---------- Dataset excerpts ----------

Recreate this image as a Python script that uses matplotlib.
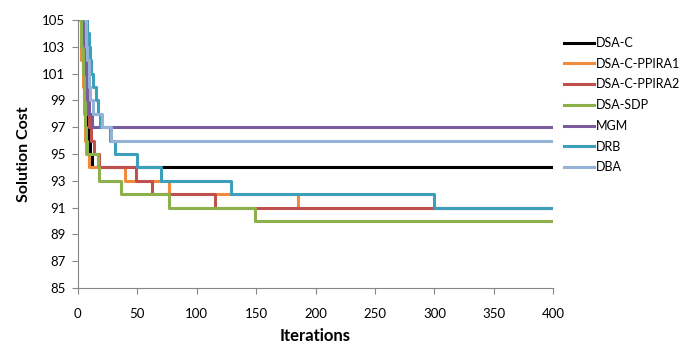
import matplotlib
matplotlib.use("Agg")
import matplotlib.pyplot as plt

plt.rcParams['font.family'] = ['Lato', 'DejaVu Sans']

# change points (iteration, cost); each cost holds until the next iteration
dsa_c_it = [0, 4, 5, 6, 7, 8, 9, 10, 12, 400]
dsa_c_cost = [112, 105, 103, 101, 99, 97, 96, 95, 94, 94]

ppira1_it = [0, 2, 3, 4, 5, 6, 7, 9, 40, 77, 185, 400]
ppira1_cost = [112, 105, 102, 100, 98, 96, 95, 94, 93, 92, 91, 91]

ppira2_it = [0, 4, 5, 6, 7, 8, 9, 11, 14, 18, 49, 62, 115, 400]
ppira2_cost = [112, 105, 103, 101, 99, 98, 97, 96, 95, 94, 93, 92, 91, 91]

sdp_it = [0, 2, 3, 4, 5, 6, 7, 8, 17, 18, 36, 77, 149, 400]
sdp_cost = [112, 105, 103, 101, 99, 97, 96, 95, 94, 93, 92, 91, 90, 90]

mgm_it = [0, 5, 6, 7, 8, 9, 12, 400]
mgm_cost = [112, 105, 103, 101, 99, 98, 97, 97]

drb_it = [0, 7, 8, 9, 10, 11, 13, 15, 17, 19, 27, 31, 50, 70, 129, 300, 400]
drb_cost = [112, 105, 104, 103, 102, 101, 100, 99, 98, 97, 96, 95, 94, 93, 92, 91, 91]

dba_it = [0, 6, 7, 8, 9, 10, 13, 20, 28, 400]
dba_cost = [112, 105, 103, 102, 100, 99, 98, 97, 96, 96]

series = [
    ("DSA-C", dsa_c_it, dsa_c_cost, "#000000"),
    ("DSA-C-PPIRA1", ppira1_it, ppira1_cost, "#F08A3C"),
    ("DSA-C-PPIRA2", ppira2_it, ppira2_cost, "#C0504D"),
    ("DSA-SDP", sdp_it, sdp_cost, "#8DB04B"),
    ("MGM", mgm_it, mgm_cost, "#7A5C9E"),
    ("DRB", drb_it, drb_cost, "#3CA0BC"),
    ("DBA", dba_it, dba_cost, "#95B3D7"),
]

fig = plt.figure(figsize=(6.89, 3.45), dpi=100)
ax = fig.add_axes([0.113, 0.165, 0.690, 0.777])

for name, it, cost, col in series:
    ax.plot(it, cost, drawstyle='steps-post', color=col, lw=2.2, label=name)

ax.set_xlim(0, 400)
ax.set_ylim(85, 105)
ax.set_xticks(range(0, 401, 50))
ax.set_yticks(range(85, 106, 2))
ax.set_xlabel("Iterations", fontsize=12, fontweight='bold', labelpad=6)
ax.set_ylabel("Solution Cost", fontsize=11.5, fontweight='bold', labelpad=8)
ax.tick_params(labelsize=9.5, color="#868686", length=4, direction='out')
ax.tick_params(axis='x', pad=10)
ax.tick_params(axis='y', pad=5)

for s in ['top', 'right']:
    ax.spines[s].set_visible(False)
for s in ['left', 'bottom']:
    ax.spines[s].set_color("#868686")

ax.legend(loc='upper left', bbox_to_anchor=(1.006, 0.965), frameon=False,
          fontsize=9, handlelength=2.4, handletextpad=0.15, labelspacing=0.7,
          borderaxespad=0.2)

fig.savefig("out.png", dpi=100)
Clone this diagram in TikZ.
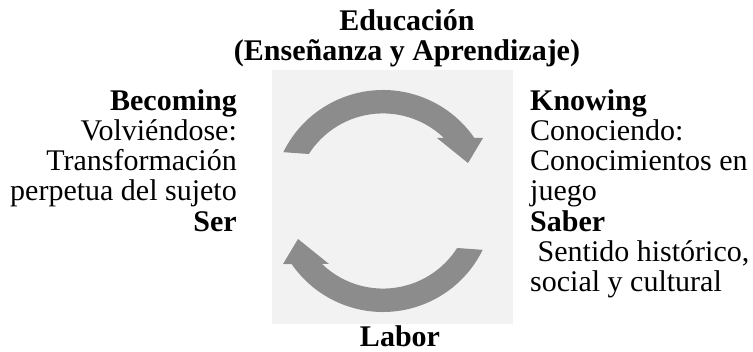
\documentclass[tikz,border=0pt]{standalone}
\usepackage{fontspec}
\setmainfont{Liberation Serif}
\definecolor{boxgray}{RGB}{242,242,242}
\definecolor{arrowgray}{RGB}{140,140,140}
\tikzset{
  txt/.style={inner sep=0pt, font=\fontsize{30}{30.3}\selectfont},
  cyclearrow/.style={fill=arrowgray, draw=none},
}
\begin{document}
\begin{tikzpicture}[x=1pt,y=1pt]
\useasboundingbox (0,0) rectangle (753,-352);

% background square
\fill[boxgray] (272,-70) rectangle (513,-324);

% upper arrow
\begin{scope}[shift={(383,-201)}]
\path[cyclearrow] (153.9:111) arc[start angle=153.9, end angle=34.6, radius=111]
  -- (100,63) -- (85,38) -- (54,63) -- (61,63)
  arc[start angle=46.1, end angle=147.4, radius=88] -- cycle;
\end{scope}

% lower arrow
\begin{scope}[shift={(383,-201)},rotate=180]
\path[cyclearrow] (153.9:111) arc[start angle=153.9, end angle=34.6, radius=111]
  -- (100,63) -- (85,38) -- (54,63) -- (61,63)
  arc[start angle=46.1, end angle=147.4, radius=88] -- cycle;
\end{scope}

\node[txt, align=center, anchor=north] (edu) at (407,-9)
  {\textbf{Educación}\\\textbf{(Enseñanza y Aprendizaje)}};
\node[txt, anchor=north] (labor) at (400,-325) {\textbf{Labor}};

\node[txt, align=right, anchor=north east] (becoming) at (237,-89)
  {\textbf{Becoming}\\Volviéndose:\\Transformación\\perpetua del sujeto\\\textbf{Ser}};
\node[txt, align=left, anchor=north west] (knowing) at (530,-89)
  {\textbf{Knowing}\\Conociendo:\\Conocimientos en\\juego\\\textbf{Saber}\\\ Sentido histórico,\\social y cultural};

\end{tikzpicture}
\end{document}
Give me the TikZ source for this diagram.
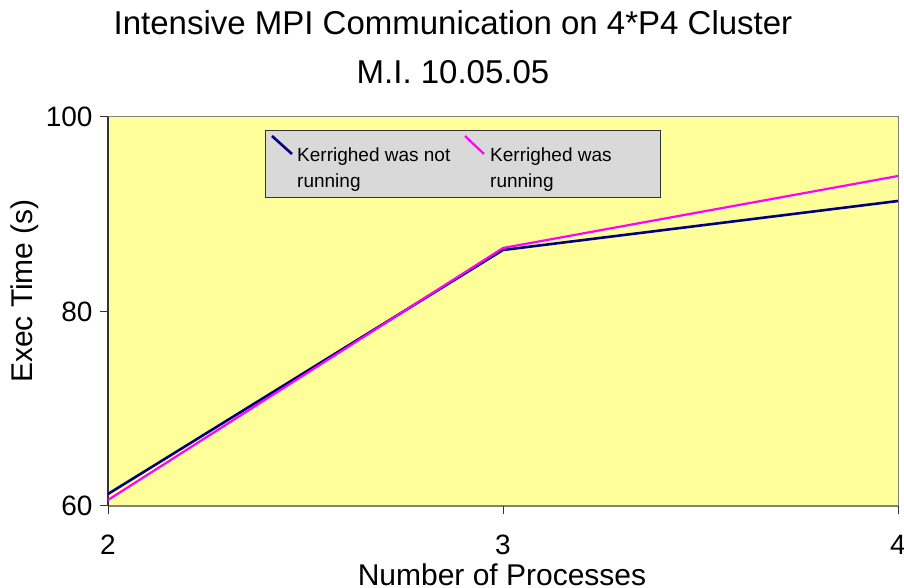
\documentclass[tikz,border=0pt]{standalone}
\usepackage{fontspec}
\setmainfont{Liberation Sans}
\definecolor{plotbg}{RGB}{255,255,153}
\definecolor{legbg}{RGB}{217,217,217}
\definecolor{seriesA}{RGB}{0,0,128}
\definecolor{seriesB}{RGB}{255,0,255}
\definecolor{framegray}{RGB}{128,128,128}
\begin{document}
\begin{tikzpicture}[x=1pt,y=1pt,
  titletext/.style={font=\fontsize{33}{36}\selectfont, anchor=base},
  ticktext/.style={font=\fontsize{28}{30}\selectfont},
  axistext/.style={font=\fontsize{30}{32}\selectfont},
  legtext/.style={font=\fontsize{19}{26}\selectfont, align=left, anchor=north west, inner sep=0pt},
  serieslineA/.style={seriesA, line width=2.6pt, line join=round},
  serieslineB/.style={seriesB, line width=2.2pt, line join=round}]
\useasboundingbox (0,0) rectangle (904,588);
\fill[white] (0,0) rectangle (904,588);

% plot area: x in [2,4] -> [108,898], y in [60,100] -> [82,471]
\coordinate (pa) at (108,82);
\coordinate (pb) at (898,471);
\fill[plotbg] (pa) rectangle (pb);
\draw[framegray, line width=1pt] (108,471) -- (898,471) -- (898,82);
\draw[framegray, line width=1.2pt] (108,82) -- (898,82);
\draw[black!80, line width=1.2pt] (108,82) -- (108,471);

% ticks
\foreach \yy in {82,276.5,471} \draw[black!80, line width=1pt] (100,\yy) -- (108,\yy);
\foreach \xx in {108,503,898} \draw[black!80, line width=1pt] (\xx,82) -- (\xx,74);

% tick labels
\node[ticktext, anchor=east] (y100) at (96,471) {100};
\node[ticktext, anchor=east] (y80) at (96,276.5) {80};
\node[ticktext, anchor=east] (y60) at (96,82) {60};
\node[ticktext, anchor=base] (x2) at (108,33) {2};
\node[ticktext, anchor=base] (x3) at (503,33) {3};
\node[ticktext, anchor=base] (x4) at (898,33) {4};

% axis titles
\node[axistext, rotate=90] (ylab) at (25,297) {Exec Time (s)};
\node[axistext, anchor=base] (xlab) at (502,2) {Number of Processes};

% chart title
\node[titletext] (t1) at (453,553) {Intensive MPI Communication on 4*P4 Cluster};
\node[titletext] (t2) at (453,504) {M.I. 10.05.05};

% data series
\coordinate (a2) at (108,94);
\coordinate (a3) at (503,338);
\coordinate (a4) at (898,387);
\coordinate (b2) at (108,88);
\coordinate (b3) at (503,340);
\coordinate (b4) at (898,412);
\draw[serieslineA] (a2) -- (a3) -- (a4);
\draw[serieslineB] (b2) -- (b3) -- (b4);

% legend
\node[draw=black!80, line width=1pt, fill=legbg, minimum width=395pt, minimum height=67pt, anchor=north west, inner sep=0pt] (leg) at (265,458) {};
\draw[seriesA, line width=2.6pt] (272,452) -- (292,434);
\node[legtext] (la) at (297,440) {Kerrighed was not\\running};
\draw[seriesB, line width=2.2pt] (465,452) -- (484,434);
\node[legtext] (lb) at (490,440) {Kerrighed was\\running};
\end{tikzpicture}
\end{document}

----------

Given task: Pictures are excluded: retype only the lines from the beginning of the listing above through the line with "mgm_cost = [112, 105, 103, 101, 99, 98, 97, 97]", both included.

Solution to the exercise:
Recreate this image as a Python script that uses matplotlib.
import matplotlib
matplotlib.use("Agg")
import matplotlib.pyplot as plt

plt.rcParams['font.family'] = ['Lato', 'DejaVu Sans']

# change points (iteration, cost); each cost holds until the next iteration
dsa_c_it = [0, 4, 5, 6, 7, 8, 9, 10, 12, 400]
dsa_c_cost = [112, 105, 103, 101, 99, 97, 96, 95, 94, 94]

ppira1_it = [0, 2, 3, 4, 5, 6, 7, 9, 40, 77, 185, 400]
ppira1_cost = [112, 105, 102, 100, 98, 96, 95, 94, 93, 92, 91, 91]

ppira2_it = [0, 4, 5, 6, 7, 8, 9, 11, 14, 18, 49, 62, 115, 400]
ppira2_cost = [112, 105, 103, 101, 99, 98, 97, 96, 95, 94, 93, 92, 91, 91]

sdp_it = [0, 2, 3, 4, 5, 6, 7, 8, 17, 18, 36, 77, 149, 400]
sdp_cost = [112, 105, 103, 101, 99, 97, 96, 95, 94, 93, 92, 91, 90, 90]

mgm_it = [0, 5, 6, 7, 8, 9, 12, 400]
mgm_cost = [112, 105, 103, 101, 99, 98, 97, 97]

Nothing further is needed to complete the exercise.